The submission provides an ongoing example to run through the main notions. However, the significance of the submission seems marginal. The technical discussions in the submissions are mainly related to the example(s); one might expect a more general framework for the proposed solution, with some clear specifications provided. There is an algorithm provided in the Appendix, but no properties of the algorithm are presented. It is well known that more expressive power often brings also high computational complexity. Thus it is unclear what price to pay to integrate CP theory into SPARQL, comparing to existing solutions. Maybe some evaluations should be provided along this line.

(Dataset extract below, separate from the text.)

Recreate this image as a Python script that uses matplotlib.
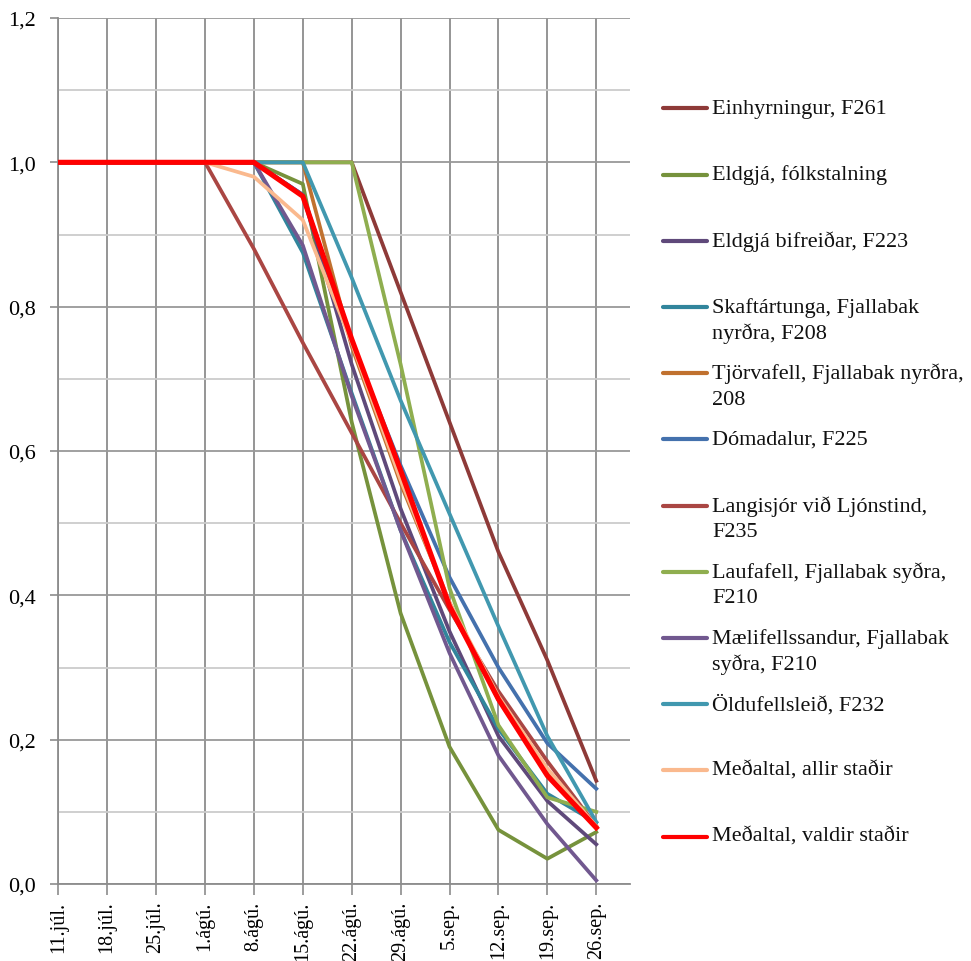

Even in the examples, some of the basic details are not yet clearly presented. For instance, although Example 2 refers to Table 1 and explains the variables, the core notion of CP statements are not explained at all. In terms of examples against [26] and [18], it would be helpful if some specific examples can be provided to showcase which examples from the submissions are feasible for [26] and [18] and which are not. For the preferences that all the three approaches can represent, in the situation when the work [26,18] cannot produce a total ranking for query results, it is unclear that if the proposed approach always has an inconsistent CP theory accordingly.